Digital TV Standard

As is known, Digital TV Standardmeans the way in which your television receives and displays signals. Below will show the details:

Analog
 Analog is not a digital format. It is the traditional display type that uses the NTSC system and is what we have been watching for years. Analog televisions have an almost square screen (4:3 aspect ratio) and are unable to display HDTV signals. Because the federal government has mandated that broadcasters begin switching from analog to digital television signals, manufacturers have begun producing televisions that are capable of displaying the new digital format. In the future, analog TVs will only be able to receive digital signals with the addition of a receiver that will decode digital signals.

HDTV Monitor
HDTV refers to "High Definition Television," which is the highest quality of digital television available. HDTV Monitors are also known as "HDTV-Ready" or "HDTV-Capable" TVs. With the addition of a separate receiver, these televisions can display high definition signals (1080i, 720p, etc.) that result in images that are many times clearer and more detailed than those from analog televisions, as well Dolby Digital Sound. HDTV is displayed using an aspect ratio of 16:9, or "widescreen." The separate receivers may also be referred to as set-top boxes, digital decoders or digital tuners. These sets are usually less expensive than sets that have the receiver integrated with the television.

EDTV Monitors
EDTV refers to Enhanced Definition Television, which provides lower image quality than HDTV, but still higher quality than a standard digital (SDTV) signal. EDTV Monitors are also known as EDTV-Ready" or "EDTV-Capable" TVs. With the addition of a separate receiver, these televisions can display enhanced definition signals (at least 480p) that result in images that are clearer and more detailed than those from analog televisions, as well as Dolby Digital Sound. EDTV may use an aspect ratio of either 16:9 (widescreen) or 4:3 (square-shaped; same shape as analog television). The separate receivers may also be referred to as set-top boxes, digital decoders or digital tuners. These sets are usually less expensive than sets that have the receiver integrated with the television.

HDTV
HDTVs have built-in digital receivers/decoders and do not require the purchase of any separate components in order to display digital signals.
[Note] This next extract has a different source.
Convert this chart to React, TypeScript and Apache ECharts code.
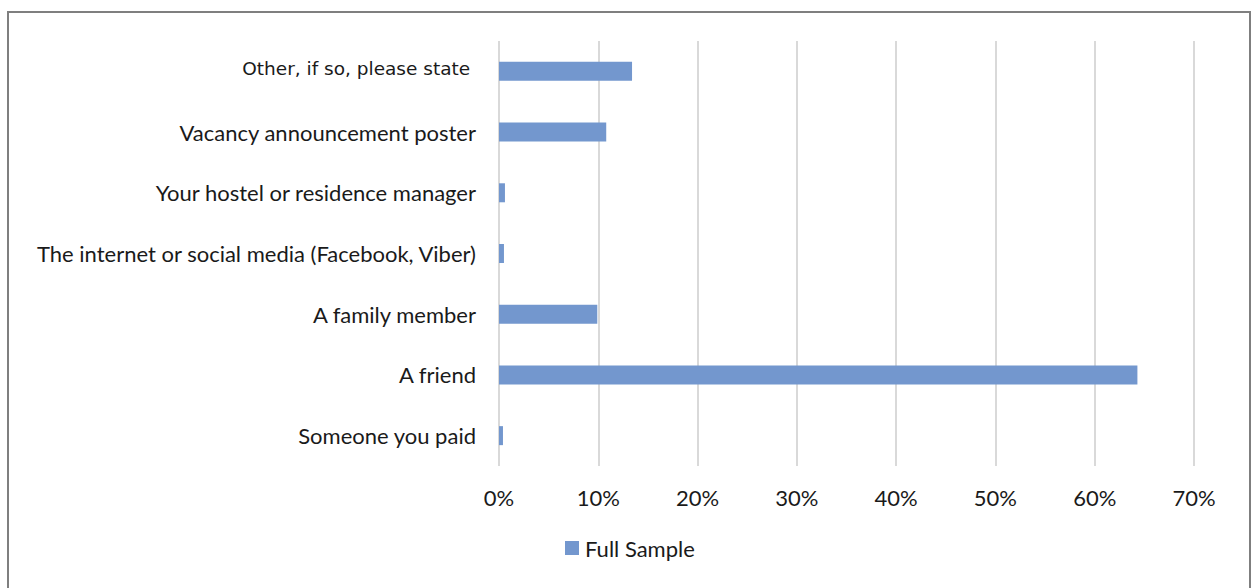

They may also be referred to as an "integrated set" or "HDTV built-in." These televisions can display high definition signals (1080i, 720p, etc.) that result in images that are many times clearer and more detailed than those from analog televisions, as well Dolby Digital Sound. HDTV is displayed using an aspect ratio of 16:9, or "widescreen."

EDTV  
EDTV refers to Enhanced Definition Television, which provides lower image quality than HDTV, but still higher quality than a standard digital (SDTV) signal. EDTVs have built-in digital receivers/decoders and do not require the purchase of any separate components in order to display digital signals. They may also be referred to as an "integrated set" or "EDTV built-in." These televisions can display enhanced definition signals (at least 480p) that result in images that are clearer and more detailed than those from analog televisions, as well as Dolby Digital Sound. EDTV may use an aspect ratio of either 16:9 (widescreen) or 4:3 (square-shaped; same shape as analog television).

SDTV

SDTVs have built-in digital receivers/decoders and do not require the purchase of any separate components in order to display digital signals. SDTV refers to "Standard Definition Television," which provides lower image quality than EDTV or HDTV, but higher image quality than analog TV. SDTV is displayed using an aspect ratio of 4:3, the same square shape as analog television.